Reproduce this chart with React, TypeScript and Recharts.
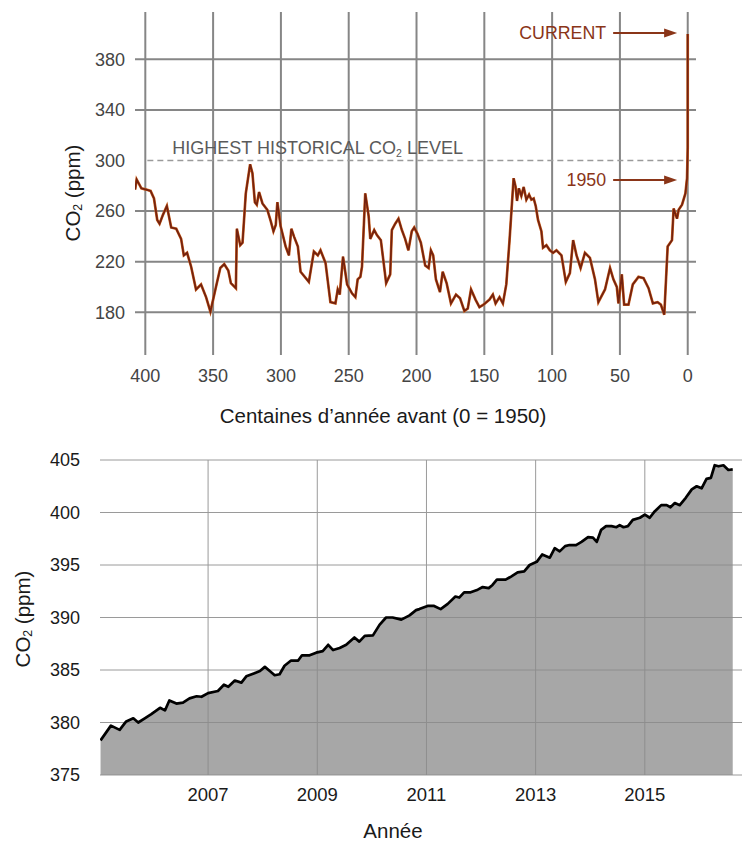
import { Area, AreaChart, CartesianGrid, Line, LineChart, ReferenceLine, XAxis, YAxis } from 'recharts'

const FONT = '"Liberation Sans", Arial, Helvetica, sans-serif'
const BROWN = '#8a3518'

// ice-core record: thousands of years before 1950, CO2 in ppm
const paleoAge = [
  407.5, 406.4, 402.9, 399.3, 396.1, 393.6, 391.2, 389.5, 387.0, 384.1, 380.9, 377.2, 373.6, 371.6, 369.2,
  366.2, 362.6, 358.9, 355.2, 352.0, 347.9, 344.7, 341.8, 338.8, 336.9, 333.2, 332.5, 330.0, 328.3, 325.9,
  322.7, 321.0, 319.2, 317.8, 316.1, 313.6, 310.0, 307.5, 305.5, 303.8, 302.6, 300.2, 296.5, 294.1, 292.3,
  290.4, 287.5, 285.5, 279.4, 275.7, 272.8, 270.8, 267.1, 263.5, 259.8, 258.1, 256.6, 254.2, 251.2, 247.6,
  245.1, 243.4, 241.4, 240.2, 237.8, 235.3, 234.1, 231.2, 229.2, 226.3, 224.8, 222.4, 219.4, 218.2, 215.7,
  213.3, 210.8, 208.4, 206.0, 203.5, 201.7, 199.3, 196.8, 193.6, 191.1, 189.4, 187.7, 185.7, 182.7, 180.7,
  177.8, 174.6, 170.9, 167.9, 164.7, 162.2, 159.8, 156.5, 153.6, 150.6, 146.2, 143.7, 141.7, 138.8, 136.3,
  133.8, 131.4, 128.4, 126.9, 125.9, 124.5, 122.7, 121.0, 119.0, 117.0, 115.3, 113.6, 112.1, 110.4, 107.9,
  106.7, 104.2, 101.7, 99.3, 96.8, 93.1, 89.9, 86.9, 84.5, 82.0, 79.0, 75.8, 72.1, 68.4, 65.9,
  61.0, 57.3, 54.8, 52.3, 51.1, 48.6, 46.9, 43.7, 40.5, 36.3, 32.6, 28.9, 25.7, 22.2, 19.8,
  17.3, 14.8, 11.6, 10.4, 7.9, 6.7, 4.2, 1.7, 0.5, 0, 0,
]
const paleoCo2 = [
  277, 285, 278, 277, 276, 270, 253, 250, 257, 264, 247, 246, 238, 225, 227,
  216, 198, 202, 192, 180.5, 200, 215, 218, 213, 203, 199, 246, 233, 235, 274,
  297, 290, 267, 265, 275, 266, 261, 252, 244, 249, 267, 248, 232, 225, 246,
  240, 232, 212, 204, 228, 225, 229, 219, 188, 187, 198, 194, 224, 202, 195,
  192, 206, 208, 216, 274, 256, 238, 245, 241, 237, 224, 203, 210, 245, 250,
  254, 245, 238, 229, 244, 247, 242, 235, 217, 215, 229, 225, 206, 196, 212,
  203, 187, 194, 191, 181, 183, 198, 190, 184, 186, 190, 194, 187, 192, 187,
  202, 237, 286, 279, 268, 278, 272, 279, 269, 273, 269, 270, 264, 253, 244,
  231, 233, 229, 227, 229, 225, 204, 211, 237, 225, 215, 227, 223, 206, 188,
  198, 215, 206, 200, 187, 210, 186, 186, 202, 208, 207, 199, 187, 188, 186,
  178, 232, 237, 262, 254, 261, 265, 274, 286, 310, 400,
]
const paleoTicks = [400, 350, 300, 250, 200, 150, 100, 50, 0]
const paleoCo2Ticks = [180, 220, 260, 300, 340, 380]
const paleoGridValues = [180, 220, 260, 340, 380]
const highestLevel = 300
const currentLevel = 400.8
const level1950 = 284.6

// Mauna Loa monthly record
const recentYears = [
  2005.03, 2005.22, 2005.38, 2005.5, 2005.63, 2005.72, 2005.84, 2005.96, 2006.12, 2006.21, 2006.29, 2006.42,
  2006.54, 2006.66, 2006.79, 2006.88, 2007.0, 2007.18, 2007.29, 2007.37, 2007.49, 2007.61, 2007.7, 2007.85,
  2007.95, 2008.04, 2008.13, 2008.22, 2008.31, 2008.4, 2008.52, 2008.65, 2008.72, 2008.86, 2008.98, 2009.1,
  2009.2, 2009.29, 2009.41, 2009.53, 2009.68, 2009.77, 2009.87, 2010.02, 2010.14, 2010.26, 2010.38, 2010.54,
  2010.69, 2010.81, 2010.87, 2011.02, 2011.14, 2011.26, 2011.39, 2011.53, 2011.6, 2011.69, 2011.81, 2011.94,
  2012.03, 2012.14, 2012.21, 2012.29, 2012.45, 2012.55, 2012.67, 2012.79, 2012.89, 2013.02, 2013.12, 2013.26,
  2013.35, 2013.44, 2013.54, 2013.62, 2013.74, 2013.84, 2013.96, 2014.05, 2014.12, 2014.2, 2014.29, 2014.39,
  2014.48, 2014.54, 2014.61, 2014.69, 2014.78, 2014.91, 2015.0, 2015.09, 2015.18, 2015.3, 2015.4, 2015.47,
  2015.55, 2015.64, 2015.75, 2015.86, 2015.95, 2016.04, 2016.13, 2016.21, 2016.28, 2016.35, 2016.44, 2016.53,
  2016.61,
]
const recentCo2 = [
  378.3, 379.7, 379.3, 380.1, 380.4, 380.0, 380.4, 380.8, 381.4, 381.15, 382.1, 381.8,
  381.9, 382.3, 382.5, 382.45, 382.8, 383.0, 383.6, 383.4, 384.0, 383.8, 384.4, 384.7,
  384.9, 385.3, 384.9, 384.5, 384.6, 385.4, 385.9, 385.9, 386.4, 386.4, 386.65, 386.8,
  387.4, 386.9, 387.1, 387.4, 388.1, 387.7, 388.25, 388.3, 389.3, 390.0, 390.0, 389.8,
  390.2, 390.7, 390.8, 391.1, 391.1, 390.8, 391.3, 392.0, 391.9, 392.4, 392.4, 392.65,
  392.9, 392.8, 393.1, 393.6, 393.6, 393.9, 394.3, 394.4, 395.0, 395.3, 396.0, 395.7,
  396.6, 396.3, 396.8, 396.9, 396.9, 397.2, 397.65, 397.6, 397.2, 398.35, 398.7, 398.7,
  398.6, 398.8, 398.6, 398.7, 399.3, 399.5, 399.8, 399.5, 400.1, 400.7, 400.7, 400.5,
  400.9, 400.7, 401.4, 402.2, 402.5, 402.3, 403.2, 403.3, 404.5, 404.4, 404.5, 404.05,
  404.1,
]
const yearTicks = [2007, 2009, 2011, 2013, 2015]
const recentCo2Ticks = [375, 380, 385, 390, 395, 400, 405]

const paleoRows = paleoAge.map((t, i) => ({ t, co2: paleoCo2[i] }))
const recentRows = recentYears.map((year, i) => ({ year, co2: recentCo2[i] }))

function Co2Title({ x, y, size }: { x: number; y: number; size: number }) {
  return (
    <text
      x={x}
      y={y}
      transform={`rotate(-90 ${x} ${y})`}
      textAnchor="middle"
      dominantBaseline="central"
      fontSize={size}
      fontFamily={FONT}
      fill="#1a1a1a"
    >
      CO
      <tspan fontSize={size * 0.6} dy={size * 0.28}>2</tspan>
      <tspan dy={-size * 0.28}> (ppm)</tspan>
    </text>
  )
}

function Title({ x, y, size, text }: { x: number; y: number; size: number; text: string }) {
  return (
    <text x={x} y={y} textAnchor="middle" dominantBaseline="central" fontSize={size} fontFamily={FONT} fill="#1a1a1a">
      {text}
    </text>
  )
}

// dashed "highest" line with its caption
const highestShape = (p: any) => (
  <g>
    <line x1={p.x1} y1={p.y1} x2={p.x2} y2={p.y2} stroke="#9a9a9a" strokeWidth={1.5} strokeDasharray="6 4" />
    <text x={p.x1 + 25} y={p.y1 - 6} fontSize={18} fontFamily={FONT} fill="#5a5a5a">
      HIGHEST HISTORICAL CO<tspan fontSize={10.5} dy={3}>2</tspan>
      <tspan dy={-3}> LEVEL</tspan>
    </text>
  </g>
)

const arrowShape = (label: string) => (p: any) => (
  <g>
    <line x1={p.x1} y1={p.y1} x2={p.x2 - 10} y2={p.y1} stroke={BROWN} strokeWidth={2} />
    <polygon points={`${p.x2},${p.y1} ${p.x2 - 13},${p.y1 - 4.5} ${p.x2 - 13},${p.y1 + 4.5}`} fill={BROWN} />
    <text x={p.x1 - 7} y={p.y1} dy="0.36em" textAnchor="end" fontSize={17.8} fontFamily={FONT} fill={BROWN}>
      {label}
    </text>
  </g>
)

function PaleoChart() {
  return (
    <LineChart width={742} height={430} data={paleoRows} margin={{ top: 12, right: 46, bottom: 35, left: 0 }}>
      <CartesianGrid
        stroke="#868686"
        strokeWidth={2}
        horizontalValues={paleoGridValues}
        verticalValues={paleoTicks}
      />
      <XAxis
        dataKey="t"
        type="number"
        reversed
        domain={[-6.1, 407.6]}
        ticks={paleoTicks}
        allowDataOverflow
        axisLine={false}
        tickLine={false}
        tickSize={12}
        height={40}
        tick={{ fill: '#444', fontSize: 18, fontFamily: FONT }}
        label={() => <Title x={383} y={415} size={20.5} text="Centaines d’année avant (0 = 1950)" />}
      />
      <YAxis
        type="number"
        domain={[146.2, 417.4]}
        ticks={paleoCo2Ticks}
        allowDataOverflow
        axisLine={false}
        tickLine={false}
        tickSize={8}
        width={135}
        tick={{ fill: '#444', fontSize: 18, fontFamily: FONT }}
        label={() => <Co2Title x={72} y={193} size={20.5} />}
      />
      <ReferenceLine
        segment={[{ x: 398.5, y: highestLevel }, { x: -2.5, y: highestLevel }]}
        shape={highestShape}
      />
      <ReferenceLine
        segment={[{ x: 55, y: currentLevel }, { x: 7.8, y: currentLevel }]}
        shape={arrowShape('CURRENT')}
      />
      <ReferenceLine
        segment={[{ x: 55, y: level1950 }, { x: 7.8, y: level1950 }]}
        shape={arrowShape('1950')}
      />
      <Line dataKey="co2" stroke="#c9601f" strokeWidth={2.7} dot={false} isAnimationActive={false} />
      <Line dataKey="co2" stroke="#74220f" strokeWidth={1.7} dot={false} isAnimationActive={false} />
    </LineChart>
  )
}

function RecentChart() {
  return (
    <AreaChart width={742} height={403} data={recentRows} margin={{ top: 20, right: 0, bottom: 28, left: 0 }}>
      <CartesianGrid stroke="#9a9a9a" strokeWidth={1} verticalValues={yearTicks} horizontalValues={recentCo2Ticks} />
      <XAxis
        dataKey="year"
        type="number"
        domain={[2005.02, 2016.78]}
        ticks={yearTicks}
        allowDataOverflow
        axisLine={false}
        tickLine={false}
        tickSize={11}
        height={40}
        tick={{ fill: '#1a1a1a', fontSize: 18.5, fontFamily: FONT }}
        label={() => <Title x={393} y={390} size={20.5} text="Année" />}
      />
      <YAxis
        type="number"
        domain={[375, 405]}
        ticks={recentCo2Ticks}
        allowDataOverflow
        axisLine={false}
        tickLine={false}
        tickSize={18}
        width={100}
        tick={{ fill: '#1a1a1a', fontSize: 18, fontFamily: FONT }}
        label={() => <Co2Title x={22} y={179} size={20.5} />}
      />
      <Area
        dataKey="co2"
        type="linear"
        stroke="#000"
        strokeWidth={2.7}
        strokeLinejoin="round"
        fill="#8a8a8a"
        fillOpacity={0.75}
        isAnimationActive={false}
      />
    </AreaChart>
  )
}

export default function App() {
  return (
    <div style={{ position: 'absolute', left: 0, top: 0, width: 742, height: 843, background: '#fff' }}>
      <div style={{ position: 'absolute', left: 0, top: 0 }}>
        <PaleoChart />
      </div>
      <div style={{ position: 'absolute', left: 0, top: 440 }}>
        <RecentChart />
      </div>
    </div>
  )
}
========================================
Omitting all pictures, restate exactly the lines of the material from its start through the line that contains "const BROWN = '#8a3518'".

EXERCISE OUTPUT:
Reproduce this chart with React, TypeScript and Recharts.
import { Area, AreaChart, CartesianGrid, Line, LineChart, ReferenceLine, XAxis, YAxis } from 'recharts'

const FONT = '"Liberation Sans", Arial, Helvetica, sans-serif'
const BROWN = '#8a3518'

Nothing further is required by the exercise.